Well given I'm stuck at the airport on a delayed flight, may as well post a wall of (quoted) text here.
Your point I highlighted was about the mismatch, and the mismatch is easily addressed with a few weeks/months of gameplay Arx.
I don't play PP2.0, but my understanding was you could get some extra Arx from that too. (EDIT: Ian has pointed out I'm remembering the old pre-release slides.)
And unless anyone else wants to chime in with some data that I'm not aware of, there's been no recent change to gameplay Arx. It's always been a trickle rather than a flood for most activities, but some really 'engage' what the system is looking for so a minor change in what you're doing can make a big difference. I haven't seen any threads suggesting that FDev are maliciously making it more of a grind.
All I'm stating is what I'm experiencing,
literally, i.e. I can't reach the weekly Arx limit any more (neither in Legacy, nor in Live), no matter what I do, though Ian's post does offer some useful pointers as I'm not really up to date any more on what the 'meta' is in terms of which activities yield the best Arx returns.
No conspiracies, no schemes, no wagging fingers at Frontier - as I said before, the weeklies are now completely meaningless because prices are so expensive overall now that the weekly rewards are a mere drop in the ocean. I ignore it these days as I have no hope in hell unlocking any items purely by playing the game (as I used to be able to do in the past, but I'm over cosmetics in this game and have already mostly what I want anyways, so c'est la vie).
I've not noticed any difference myself:
- engineering up a new ship is one ARX per roll so adds up really fast even with the reduced number of rolls needed nowadays
- high ground CZs give a ridiculous amount (presumably because it's balanced around space CZ bond payouts) so a few of those hits the cap almost immediately
- exploration data hand-in isn't worth a lot individually but if you come back from a big trip it adds up fast
If I do any of those in a particular week (and usually I don't) I'll probably hit 400 by the weekend ... if I don't, I'll probably finish the week somewhere in the 100-200 region.
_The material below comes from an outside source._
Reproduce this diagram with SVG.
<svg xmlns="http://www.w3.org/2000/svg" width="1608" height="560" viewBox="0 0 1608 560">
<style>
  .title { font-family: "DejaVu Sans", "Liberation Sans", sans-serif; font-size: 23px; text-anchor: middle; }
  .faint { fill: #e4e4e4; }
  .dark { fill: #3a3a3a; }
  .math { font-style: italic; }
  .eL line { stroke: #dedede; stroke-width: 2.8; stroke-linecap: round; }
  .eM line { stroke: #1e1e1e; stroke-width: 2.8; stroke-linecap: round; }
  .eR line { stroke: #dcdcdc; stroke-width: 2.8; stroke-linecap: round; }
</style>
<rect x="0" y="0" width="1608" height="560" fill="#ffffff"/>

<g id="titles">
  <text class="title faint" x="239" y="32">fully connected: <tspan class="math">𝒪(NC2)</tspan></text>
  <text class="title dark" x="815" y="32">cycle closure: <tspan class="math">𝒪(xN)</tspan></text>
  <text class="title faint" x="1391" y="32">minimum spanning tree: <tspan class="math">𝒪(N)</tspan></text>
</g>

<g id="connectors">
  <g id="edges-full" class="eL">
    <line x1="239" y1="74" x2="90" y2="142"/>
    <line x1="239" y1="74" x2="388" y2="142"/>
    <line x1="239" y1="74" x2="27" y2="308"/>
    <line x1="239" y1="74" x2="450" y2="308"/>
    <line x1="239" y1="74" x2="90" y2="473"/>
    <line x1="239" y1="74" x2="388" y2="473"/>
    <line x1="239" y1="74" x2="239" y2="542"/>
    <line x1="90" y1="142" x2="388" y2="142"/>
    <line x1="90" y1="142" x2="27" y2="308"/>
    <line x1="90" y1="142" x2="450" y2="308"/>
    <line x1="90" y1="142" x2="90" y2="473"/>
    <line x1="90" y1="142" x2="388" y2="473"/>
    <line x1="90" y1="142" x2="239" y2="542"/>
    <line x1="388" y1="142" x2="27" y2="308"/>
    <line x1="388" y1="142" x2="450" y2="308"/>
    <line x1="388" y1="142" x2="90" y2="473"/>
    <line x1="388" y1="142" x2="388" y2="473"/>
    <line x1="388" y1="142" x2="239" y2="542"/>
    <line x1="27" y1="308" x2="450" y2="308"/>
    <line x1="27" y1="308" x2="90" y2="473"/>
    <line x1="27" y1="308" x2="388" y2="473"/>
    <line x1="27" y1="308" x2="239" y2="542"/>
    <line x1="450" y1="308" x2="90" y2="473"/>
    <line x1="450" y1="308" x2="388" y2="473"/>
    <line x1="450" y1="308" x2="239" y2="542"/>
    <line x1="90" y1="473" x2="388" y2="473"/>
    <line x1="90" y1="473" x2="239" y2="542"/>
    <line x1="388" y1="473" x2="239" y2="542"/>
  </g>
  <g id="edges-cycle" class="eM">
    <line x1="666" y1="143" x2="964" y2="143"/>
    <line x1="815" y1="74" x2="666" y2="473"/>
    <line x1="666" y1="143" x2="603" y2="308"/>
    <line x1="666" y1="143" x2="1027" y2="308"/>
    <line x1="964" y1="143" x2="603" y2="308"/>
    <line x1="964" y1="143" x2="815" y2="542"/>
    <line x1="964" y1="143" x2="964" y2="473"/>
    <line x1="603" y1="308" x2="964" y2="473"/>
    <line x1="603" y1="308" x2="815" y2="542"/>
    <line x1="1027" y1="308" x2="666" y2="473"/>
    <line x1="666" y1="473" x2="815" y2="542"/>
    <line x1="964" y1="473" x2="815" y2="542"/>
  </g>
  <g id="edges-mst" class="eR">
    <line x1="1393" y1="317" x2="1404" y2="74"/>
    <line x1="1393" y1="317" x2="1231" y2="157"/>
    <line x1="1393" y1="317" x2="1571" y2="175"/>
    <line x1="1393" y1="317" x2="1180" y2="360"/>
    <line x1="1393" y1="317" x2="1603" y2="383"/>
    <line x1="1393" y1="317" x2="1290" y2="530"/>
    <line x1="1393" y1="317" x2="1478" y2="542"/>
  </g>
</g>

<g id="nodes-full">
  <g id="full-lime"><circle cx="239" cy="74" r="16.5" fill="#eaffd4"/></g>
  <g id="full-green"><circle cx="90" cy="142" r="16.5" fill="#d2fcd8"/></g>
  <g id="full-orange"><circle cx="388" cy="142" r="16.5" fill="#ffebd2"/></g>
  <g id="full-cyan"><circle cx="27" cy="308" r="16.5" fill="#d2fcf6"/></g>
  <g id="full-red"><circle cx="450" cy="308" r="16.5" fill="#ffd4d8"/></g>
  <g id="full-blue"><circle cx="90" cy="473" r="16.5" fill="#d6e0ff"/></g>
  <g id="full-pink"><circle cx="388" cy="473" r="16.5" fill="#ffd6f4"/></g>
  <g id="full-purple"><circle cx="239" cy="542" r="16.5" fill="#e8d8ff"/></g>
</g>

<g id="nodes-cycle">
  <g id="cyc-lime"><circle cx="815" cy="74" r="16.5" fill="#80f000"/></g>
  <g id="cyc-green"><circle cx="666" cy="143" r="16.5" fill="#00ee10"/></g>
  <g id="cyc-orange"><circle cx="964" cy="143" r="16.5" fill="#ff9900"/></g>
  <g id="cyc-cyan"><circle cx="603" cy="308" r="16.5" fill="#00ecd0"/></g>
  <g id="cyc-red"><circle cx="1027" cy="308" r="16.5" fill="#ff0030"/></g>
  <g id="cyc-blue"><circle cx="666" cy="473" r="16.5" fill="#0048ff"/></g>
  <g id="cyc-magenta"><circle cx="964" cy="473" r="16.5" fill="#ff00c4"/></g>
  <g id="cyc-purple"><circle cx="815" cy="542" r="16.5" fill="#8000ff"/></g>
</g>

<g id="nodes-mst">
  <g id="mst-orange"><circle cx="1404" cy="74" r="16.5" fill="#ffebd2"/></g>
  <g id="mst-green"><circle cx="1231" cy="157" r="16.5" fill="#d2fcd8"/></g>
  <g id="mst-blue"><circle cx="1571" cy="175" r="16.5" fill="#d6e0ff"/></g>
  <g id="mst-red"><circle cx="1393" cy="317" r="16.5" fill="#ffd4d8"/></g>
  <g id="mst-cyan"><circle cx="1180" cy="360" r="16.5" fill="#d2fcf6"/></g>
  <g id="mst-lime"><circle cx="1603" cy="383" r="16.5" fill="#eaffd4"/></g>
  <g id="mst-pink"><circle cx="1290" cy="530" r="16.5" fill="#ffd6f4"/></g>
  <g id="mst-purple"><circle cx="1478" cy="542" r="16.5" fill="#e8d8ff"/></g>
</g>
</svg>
It's been like that from the beginning, for me at least.
That's indeed helpful, as I don't engineer ships much these days - only own a Cobra 3 and 5 and roam the bubble with those. Or ground CZs... I tried to enjoy them but no biscuit.. so just ignore them. And ever since they messed up the shadows pretty much everywhere in the game I don't go exploring either anymore, as visuals are kind of important and largely the point of it (for me at least).
While I dabbled in PP2.0 I also seem to remember not really making much progress, and that is pretty much the essence of varied/balanced gameplay styles. So not sure if it's just me or something else. I used to get lots of Arx with mat trading, and buying/selling expensive ships/modules, but that doesn't yield the expected results for me either. So I'm stumped.
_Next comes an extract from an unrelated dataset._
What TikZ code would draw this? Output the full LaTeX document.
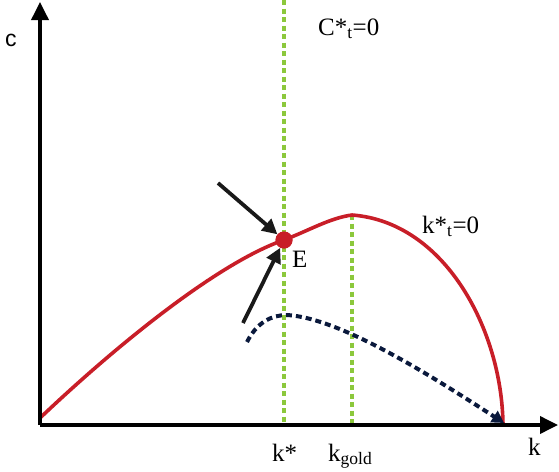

Utter rubbish, i imagine that ED has a much more mature player base than most games, I'm semi retired, have my own small consultancy business, work part time for a major national charity, in my time I've handled festival budgets that would make your eyes water.
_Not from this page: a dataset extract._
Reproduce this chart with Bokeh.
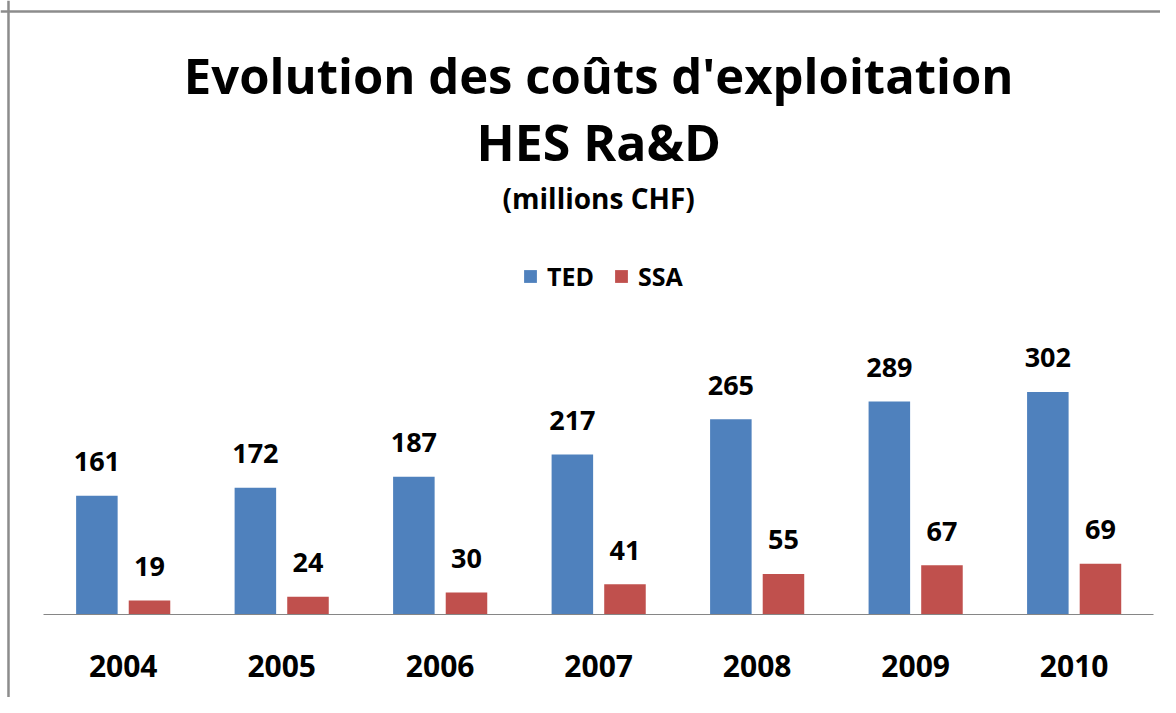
from bokeh.plotting import figure
from bokeh.models import (ColumnDataSource, Legend, LegendItem, Label, Range1d,
                          FixedTicker, Span)
from bokeh.transform import dodge
from bokeh.core.properties import value
from bokeh.embed import file_html
from bokeh.resources import INLINE

years = ["2004", "2005", "2006", "2007", "2008", "2009", "2010"]
ted = [161, 172, 187, 217, 265, 289, 302]
ssa = [19, 24, 30, 41, 55, 67, 69]

title_lines = ["Evolution des coûts d'exploitation", "HES Ra&D", "(millions CHF)"]
series_names = ["TED", "SSA"]

FONT = "Open Sans"
BLUE = "#4F81BD"
RED = "#C0504D"
GRAY = "#8c8c8c"

idx = list(range(len(years)))
src = ColumnDataSource(dict(
    idx=idx, ted=ted, ssa=ssa,
    ted_txt=[str(v) for v in ted], ssa_txt=[str(v) for v in ssa],
))

p = figure(
    x_range=Range1d(-0.7741, 6.5448), y_range=Range1d(-112.6, 833.1),
    width=1160, height=697, output_backend="svg", toolbar_location=None,
    y_axis_location=None, min_border=0,
)
p.outline_line_color = None
p.xgrid.visible = False
p.ygrid.visible = False

r1 = p.vbar(x=dodge("idx", -0.166), top="ted", width=0.262,
            source=src, fill_color=BLUE, line_color=None)
r2 = p.vbar(x=dodge("idx", 0.166), top="ssa", width=0.262,
            source=src, fill_color=RED, line_color=None)

for xo, col in [(-0.166, "ted"), (0.166, "ssa")]:
    p.text(x=dodge("idx", xo), y=col, text=col + "_txt", source=src,
           y_offset=-34, text_align="center", text_baseline="alphabetic",
           text_font=value(FONT), text_font_style="bold", text_font_size="27px",
           text_color="#000000")

ax = p.xaxis[0]
ax.fixed_location = 0
ax.bounds = (-0.5, 6.5)
ax.ticker = FixedTicker(ticks=idx)
ax.major_label_overrides = {i: y for i, y in zip(idx, years)}
ax.axis_line_color = "#868686"
ax.axis_line_width = 1
ax.major_tick_line_color = None
ax.minor_tick_line_color = None
ax.major_label_text_font = FONT
ax.major_label_text_font_style = "bold"
ax.major_label_text_font_size = "30px"
ax.major_label_text_color = "#000000"
ax.major_label_standoff = 34

legend = Legend(
    items=[LegendItem(label=series_names[0], renderers=[r1]),
           LegendItem(label=series_names[1], renderers=[r2])],
    orientation="horizontal", location=(522, 404),
    glyph_width=16, glyph_height=16, label_standoff=9, spacing=19,
    label_text_font=FONT, label_text_font_style="bold", label_text_font_size="25px",
    label_text_color="#000000", border_line_color=None, background_fill_alpha=0,
    padding=0, margin=0,
)
p.add_layout(legend, "center")

for txt, sz, yv in [(title_lines[0], "49px", 731.4), (title_lines[1], "50px", 640.6),
                    (title_lines[2], "28px", 564.8)]:
    p.add_layout(Label(x=3, y=yv, text=txt, text_align="center", text_baseline="alphabetic",
                       text_font=FONT, text_font_style="bold", text_font_size=sz,
                       text_color="#000000"))

# chart-area border (left and top edges visible in the reference)
p.add_layout(Span(location=-0.7237, dimension="height", line_color=GRAY, line_width=2.5))
p.add_layout(Span(location=818.2, dimension="width", line_color=GRAY, line_width=2.5))

open("out.html", "w").write(file_html(p, INLINE))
I know some of the folks on this forum IRL, many have very professional jobs, I'm pretty sure we can decide what to spend our own disposable income on.
Lets face it we arnt deciding on whether to buy the latest sports car, these ships cost less than a round of drinks or a Macky dees for two.
O7
Thanks for the humble brag I guess but not sure how any of that is relevant. You're falling into the same trap as other posters taking the description of a proven concept and applying that to themselves, while coming up with some purely subjective explanation why these tactics are not a problemo.
That doesn't change the fact that these are established principles pretty widespread across particularly the F2P gaming sector (but clearly creeping into regular games, because
they work).
I’ve come to the conclusion that the only reason they are continuing with the game is not for the game itself (the original love/vision of it), but to simply sell cosmetics and other microtransactions. Everything done or released now is towards that goal. Very similar to a mobile game.
I try to not bring this up in this forum (for obvious reasons) but it's nice to see I'm not the only one who gets that impression. After botching several of their IPs they realised this old space game with a dedicated fanbase and loose wallets, so decided to support it just enough to milk it for a bit longer. Makes sense economically, if nothing else.